In early years, I had no idea how to escape Mother's Day. It's everywhere and it felt like there was no place to go to be away from it. I didn't know how to honor her or deal with it at all. Then in February of 2000 I gained a stepmother. I was 21 at the time and the only one in the family still in school. My sister was living overseas and engaged, my two new stepbrothers were older than her and starting families of their own. I was an adult, but still in college and the only one in the family who ever lived with them for extended periods of time.I lived with them in multiple month stretches a couple of times after graduating from college but never longer than six months. The final stretch was over the 2003-4 holiday season when I was 25.

I never knew how to deal with Mother's Day any of those years. I had a complicated relationship with my stepmother who was a nice lady but never really understood nuance when it comes to family relationships. (She passed away in February of 2016 and is missed.) I also lost both of my grandmothers before the age of 2 and never really understood extended family holidays. I still don't, if I'm honest. My extended family was...well...extended.

My own journey to motherhood was longer than I would have liked. I didn't go through a protracted battle with infertility that many friends did (I know someone whose first child was the 6th IVF attempt, which makes the time I spent waiting for James to be conceived very minor.) It took some trying with both of my kids to get there, we never got pregnant right away, but both of them came about in their own time. Mother's Day while trying to get pregnant is not fun at all. And then my first little guy arrived seven weeks early and I spent my first mother's day as a NICU mom. That was actually a really lovely day. He was stable and the nurse kicked my husband and I out for the afternoon and we went garage sale-ing.

So it's complicated. My mother has been gone a very long time, but I'm seeing a lot of friends now dealing with fresh grief. I don't have any advice for them. The only way around is through. 

Do I still miss her? Of course. Do holidays and her birthday send me into avoidance spirals like they once did? They don't. Time heals. It's not in the way you expect. It doesn't make the loss or the grief disappear. It just sands down the rough edges of them and makes remembering a thing that makes you smile more than sob. Smile through tears, perhaps. 

I'm now in the sticky syrupy wake you up with waffles stage of Mother's Day. My husband does a great job of getting kids up to get breakfast and they gifted me a new firepit for the patio which James managed to keep a secret. And perhaps the best gift of all, he cleaned my desk off so I have a real workspace in my office again, which means SO MUCH. It's where I am now and I wouldn't trade it.
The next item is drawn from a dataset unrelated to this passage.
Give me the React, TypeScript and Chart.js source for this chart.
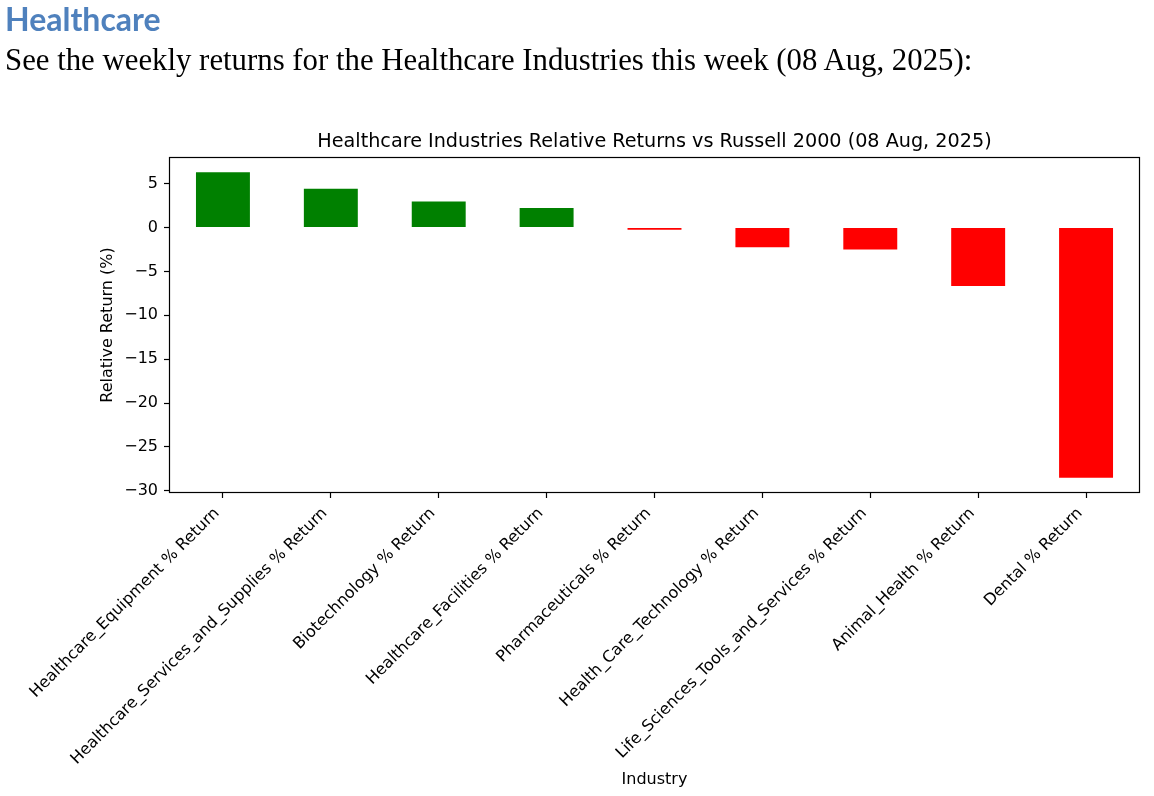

What have I learned? Family is complicated. Dolly Parton has a line in Steel Magnolias that is "Laughter through tears is my favorite emotion." There's rarely all good and all bad...good and bad and meidocre and frustrating and joyful get thrown in a blender and that's family. The best you can do is keep loving the heck out of people even though putting your heart out there also means it will hurt a lot when the people near you hurt or leave you. But that is infinitely better than being guarded about it. I don't think true happiness is really possible because the only way to understand what happiness is is to hurt...a lot...and go through it. I sound like a greeting card. 

So I love these children who make me crazy and I love their sticky hugs and their crazy messes and all the gross stuff they bring with them. I also love their dad through it all although I swear to God if he leaves a greasy sponge in the bottom of the sink again so help me. And that...that is family. And it's wonderful to have a family.

Media consumption: I read the most beautiful book. It's called More to the Story and it's an adaptation of Little Women starring four contemporary Muslim sisters living in Atlanta. I'm also reading Once Upon and Eid which is a book of short stories about the Muslim holidays of Eid for kids. I kind of want to buy this book and put it in the winter holiday collection even though Eid moves through entire year.

I've also just finished season 3 of Growing Pains on DVD from the library. I couldn't honestly tell you why. 1988...was a long time ago. But I loved TV reruns as a kid and there's something soothing about that show. If quaint. And I can pretend Kirk Cameron never went crazy and Josh Duggar never existed.

Today I'm grateful for my kids, sticky hugs, a clean workspace, being a mom, mother's day gifts made in school, books, screen time, family time, and love. And grief. I'm grateful for grief.